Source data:

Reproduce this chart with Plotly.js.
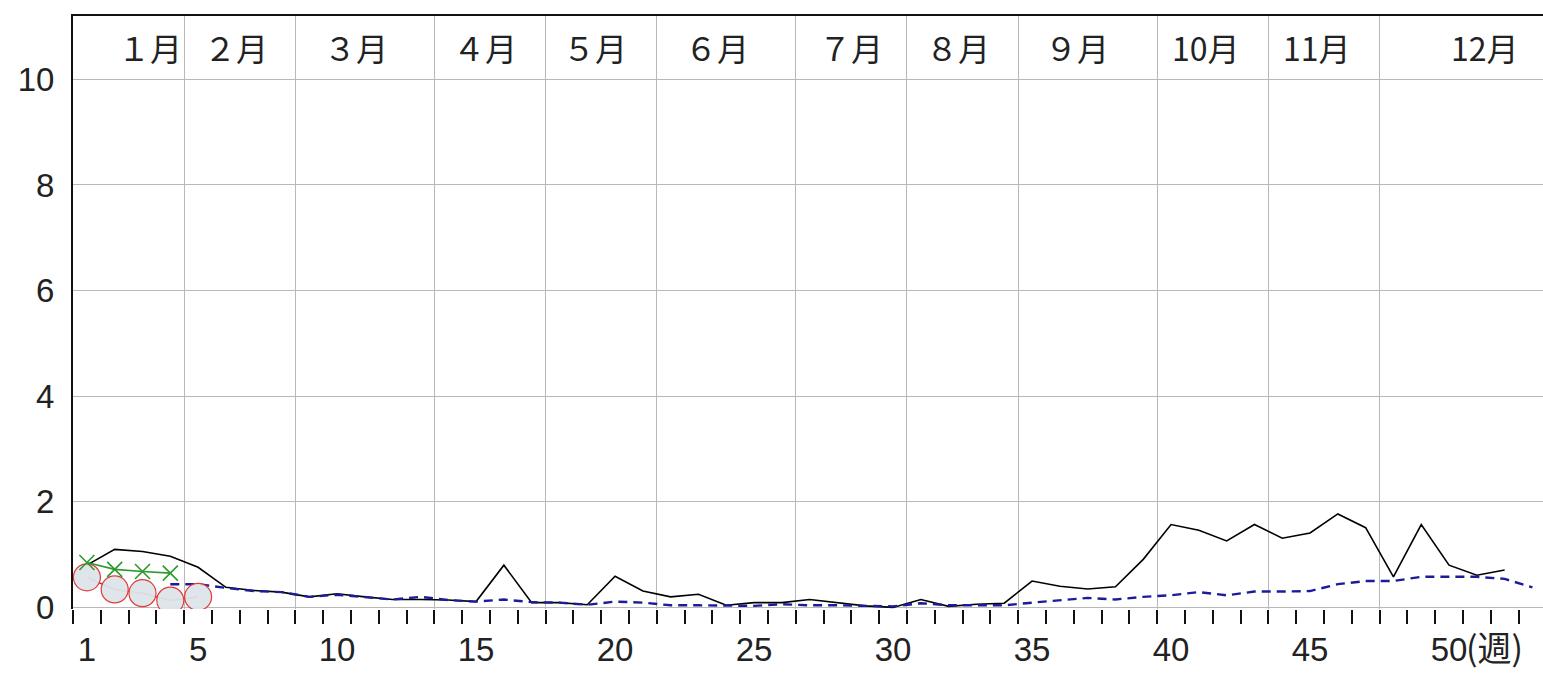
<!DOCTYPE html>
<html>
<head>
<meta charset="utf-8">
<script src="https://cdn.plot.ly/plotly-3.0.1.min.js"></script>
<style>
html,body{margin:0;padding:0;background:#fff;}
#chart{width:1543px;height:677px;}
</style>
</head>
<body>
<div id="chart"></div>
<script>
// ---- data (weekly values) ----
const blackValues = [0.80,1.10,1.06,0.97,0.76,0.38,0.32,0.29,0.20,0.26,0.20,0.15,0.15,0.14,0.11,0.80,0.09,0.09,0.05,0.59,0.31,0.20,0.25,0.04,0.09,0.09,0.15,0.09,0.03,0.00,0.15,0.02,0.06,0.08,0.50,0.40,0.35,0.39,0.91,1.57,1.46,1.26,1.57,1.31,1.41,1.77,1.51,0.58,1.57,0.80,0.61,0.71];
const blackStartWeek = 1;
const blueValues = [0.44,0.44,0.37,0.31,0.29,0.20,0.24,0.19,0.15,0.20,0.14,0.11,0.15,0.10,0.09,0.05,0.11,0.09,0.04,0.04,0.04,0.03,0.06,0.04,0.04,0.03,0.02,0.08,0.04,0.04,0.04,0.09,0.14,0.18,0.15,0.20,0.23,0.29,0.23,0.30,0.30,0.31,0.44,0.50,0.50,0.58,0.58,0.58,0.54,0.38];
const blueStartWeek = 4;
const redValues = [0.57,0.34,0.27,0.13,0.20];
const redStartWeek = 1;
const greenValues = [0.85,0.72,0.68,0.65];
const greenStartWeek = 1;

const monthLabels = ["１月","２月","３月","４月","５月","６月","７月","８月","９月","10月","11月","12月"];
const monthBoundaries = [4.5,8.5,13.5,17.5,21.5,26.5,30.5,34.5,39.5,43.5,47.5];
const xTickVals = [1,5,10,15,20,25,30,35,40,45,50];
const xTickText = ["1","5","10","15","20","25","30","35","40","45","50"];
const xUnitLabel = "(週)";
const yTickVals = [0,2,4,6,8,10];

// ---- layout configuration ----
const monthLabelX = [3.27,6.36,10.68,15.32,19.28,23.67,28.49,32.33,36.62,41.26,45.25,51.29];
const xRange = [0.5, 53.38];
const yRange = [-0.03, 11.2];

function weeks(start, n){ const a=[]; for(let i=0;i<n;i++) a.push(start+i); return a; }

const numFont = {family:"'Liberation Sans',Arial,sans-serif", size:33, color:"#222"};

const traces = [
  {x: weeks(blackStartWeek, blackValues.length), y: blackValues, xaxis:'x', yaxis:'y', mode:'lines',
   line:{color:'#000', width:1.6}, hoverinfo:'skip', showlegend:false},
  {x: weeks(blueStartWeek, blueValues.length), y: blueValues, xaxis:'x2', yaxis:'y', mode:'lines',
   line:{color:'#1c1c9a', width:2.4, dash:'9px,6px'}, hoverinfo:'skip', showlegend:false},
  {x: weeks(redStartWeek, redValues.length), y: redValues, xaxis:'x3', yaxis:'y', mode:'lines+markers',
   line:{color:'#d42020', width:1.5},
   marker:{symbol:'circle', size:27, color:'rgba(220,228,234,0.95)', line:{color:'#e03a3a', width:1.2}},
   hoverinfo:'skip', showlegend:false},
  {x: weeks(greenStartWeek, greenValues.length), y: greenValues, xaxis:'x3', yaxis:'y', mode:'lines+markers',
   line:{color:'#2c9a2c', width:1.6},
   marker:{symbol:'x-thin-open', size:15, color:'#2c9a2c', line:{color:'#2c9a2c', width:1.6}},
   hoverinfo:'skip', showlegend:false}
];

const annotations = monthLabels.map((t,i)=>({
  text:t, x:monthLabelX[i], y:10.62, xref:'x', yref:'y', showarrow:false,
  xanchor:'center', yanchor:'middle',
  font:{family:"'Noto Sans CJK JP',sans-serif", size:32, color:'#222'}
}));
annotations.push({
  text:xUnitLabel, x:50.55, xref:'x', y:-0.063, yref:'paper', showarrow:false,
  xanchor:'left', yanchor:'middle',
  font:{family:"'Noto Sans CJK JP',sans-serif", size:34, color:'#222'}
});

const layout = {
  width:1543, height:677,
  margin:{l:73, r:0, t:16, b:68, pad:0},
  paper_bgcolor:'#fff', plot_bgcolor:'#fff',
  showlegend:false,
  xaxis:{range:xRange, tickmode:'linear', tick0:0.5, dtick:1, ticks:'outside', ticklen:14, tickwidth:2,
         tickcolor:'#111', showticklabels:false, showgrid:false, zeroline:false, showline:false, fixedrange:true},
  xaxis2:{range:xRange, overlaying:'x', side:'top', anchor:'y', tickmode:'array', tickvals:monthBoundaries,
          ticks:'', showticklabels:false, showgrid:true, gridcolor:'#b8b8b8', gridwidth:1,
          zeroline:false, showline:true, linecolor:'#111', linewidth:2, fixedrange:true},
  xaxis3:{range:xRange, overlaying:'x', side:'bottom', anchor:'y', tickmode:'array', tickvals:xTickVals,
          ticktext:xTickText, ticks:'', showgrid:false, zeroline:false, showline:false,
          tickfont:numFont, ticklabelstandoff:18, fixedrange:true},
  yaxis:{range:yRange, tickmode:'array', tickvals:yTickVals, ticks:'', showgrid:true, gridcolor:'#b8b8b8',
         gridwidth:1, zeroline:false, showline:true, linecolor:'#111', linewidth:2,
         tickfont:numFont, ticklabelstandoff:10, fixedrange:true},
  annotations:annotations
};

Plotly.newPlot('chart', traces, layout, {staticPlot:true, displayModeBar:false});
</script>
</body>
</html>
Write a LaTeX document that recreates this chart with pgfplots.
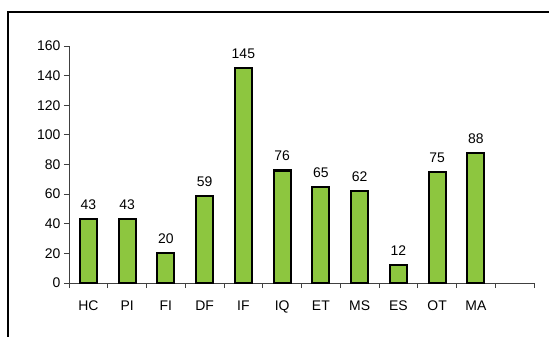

### PROBLEM DESCRIPTION
Return the listing above word for word, with the pictures removed.

### RESULT OF THIS TASK
Reproduce this chart with Plotly.js.
<!DOCTYPE html>
<html>
<head>
<meta charset="utf-8">
<script src="https://cdn.plot.ly/plotly-3.0.1.min.js"></script>
<style>
html,body{margin:0;padding:0;background:#fff;}
#chart{width:1543px;height:677px;}
</style>
</head>
<body>
<div id="chart"></div>
<script>
// ---- data (weekly values) ----
const blackValues = [0.80,1.10,1.06,0.97,0.76,0.38,0.32,0.29,0.20,0.26,0.20,0.15,0.15,0.14,0.11,0.80,0.09,0.09,0.05,0.59,0.31,0.20,0.25,0.04,0.09,0.09,0.15,0.09,0.03,0.00,0.15,0.02,0.06,0.08,0.50,0.40,0.35,0.39,0.91,1.57,1.46,1.26,1.57,1.31,1.41,1.77,1.51,0.58,1.57,0.80,0.61,0.71];
const blackStartWeek = 1;
const blueValues = [0.44,0.44,0.37,0.31,0.29,0.20,0.24,0.19,0.15,0.20,0.14,0.11,0.15,0.10,0.09,0.05,0.11,0.09,0.04,0.04,0.04,0.03,0.06,0.04,0.04,0.03,0.02,0.08,0.04,0.04,0.04,0.09,0.14,0.18,0.15,0.20,0.23,0.29,0.23,0.30,0.30,0.31,0.44,0.50,0.50,0.58,0.58,0.58,0.54,0.38];
const blueStartWeek = 4;
const redValues = [0.57,0.34,0.27,0.13,0.20];
const redStartWeek = 1;
const greenValues = [0.85,0.72,0.68,0.65];
const greenStartWeek = 1;

const monthLabels = ["１月","２月","３月","４月","５月","６月","７月","８月","９月","10月","11月","12月"];
const monthBoundaries = [4.5,8.5,13.5,17.5,21.5,26.5,30.5,34.5,39.5,43.5,47.5];
const xTickVals = [1,5,10,15,20,25,30,35,40,45,50];
const xTickText = ["1","5","10","15","20","25","30","35","40","45","50"];
const xUnitLabel = "(週)";
const yTickVals = [0,2,4,6,8,10];

// ---- layout configuration ----
const monthLabelX = [3.27,6.36,10.68,15.32,19.28,23.67,28.49,32.33,36.62,41.26,45.25,51.29];
const xRange = [0.5, 53.38];
const yRange = [-0.03, 11.2];

function weeks(start, n){ const a=[]; for(let i=0;i<n;i++) a.push(start+i); return a; }

const numFont = {family:"'Liberation Sans',Arial,sans-serif", size:33, color:"#222"};

const traces = [
  {x: weeks(blackStartWeek, blackValues.length), y: blackValues, xaxis:'x', yaxis:'y', mode:'lines',
   line:{color:'#000', width:1.6}, hoverinfo:'skip', showlegend:false},
  {x: weeks(blueStartWeek, blueValues.length), y: blueValues, xaxis:'x2', yaxis:'y', mode:'lines',
   line:{color:'#1c1c9a', width:2.4, dash:'9px,6px'}, hoverinfo:'skip', showlegend:false},
  {x: weeks(redStartWeek, redValues.length), y: redValues, xaxis:'x3', yaxis:'y', mode:'lines+markers',
   line:{color:'#d42020', width:1.5},
   marker:{symbol:'circle', size:27, color:'rgba(220,228,234,0.95)', line:{color:'#e03a3a', width:1.2}},
   hoverinfo:'skip', showlegend:false},
  {x: weeks(greenStartWeek, greenValues.length), y: greenValues, xaxis:'x3', yaxis:'y', mode:'lines+markers',
   line:{color:'#2c9a2c', width:1.6},
   marker:{symbol:'x-thin-open', size:15, color:'#2c9a2c', line:{color:'#2c9a2c', width:1.6}},
   hoverinfo:'skip', showlegend:false}
];

const annotations = monthLabels.map((t,i)=>({
  text:t, x:monthLabelX[i], y:10.62, xref:'x', yref:'y', showarrow:false,
  xanchor:'center', yanchor:'middle',
  font:{family:"'Noto Sans CJK JP',sans-serif", size:32, color:'#222'}
}));
annotations.push({
  text:xUnitLabel, x:50.55, xref:'x', y:-0.063, yref:'paper', showarrow:false,
  xanchor:'left', yanchor:'middle',
  font:{family:"'Noto Sans CJK JP',sans-serif", size:34, color:'#222'}
});

const layout = {
  width:1543, height:677,
  margin:{l:73, r:0, t:16, b:68, pad:0},
  paper_bgcolor:'#fff', plot_bgcolor:'#fff',
  showlegend:false,
  xaxis:{range:xRange, tickmode:'linear', tick0:0.5, dtick:1, ticks:'outside', ticklen:14, tickwidth:2,
         tickcolor:'#111', showticklabels:false, showgrid:false, zeroline:false, showline:false, fixedrange:true},
  xaxis2:{range:xRange, overlaying:'x', side:'top', anchor:'y', tickmode:'array', tickvals:monthBoundaries,
          ticks:'', showticklabels:false, showgrid:true, gridcolor:'#b8b8b8', gridwidth:1,
          zeroline:false, showline:true, linecolor:'#111', linewidth:2, fixedrange:true},
  xaxis3:{range:xRange, overlaying:'x', side:'bottom', anchor:'y', tickmode:'array', tickvals:xTickVals,
          ticktext:xTickText, ticks:'', showgrid:false, zeroline:false, showline:false,
          tickfont:numFont, ticklabelstandoff:18, fixedrange:true},
  yaxis:{range:yRange, tickmode:'array', tickvals:yTickVals, ticks:'', showgrid:true, gridcolor:'#b8b8b8',
         gridwidth:1, zeroline:false, showline:true, linecolor:'#111', linewidth:2,
         tickfont:numFont, ticklabelstandoff:10, fixedrange:true},
  annotations:annotations
};

Plotly.newPlot('chart', traces, layout, {staticPlot:true, displayModeBar:false});
</script>
</body>
</html>
Write a LaTeX document that recreates this chart with pgfplots.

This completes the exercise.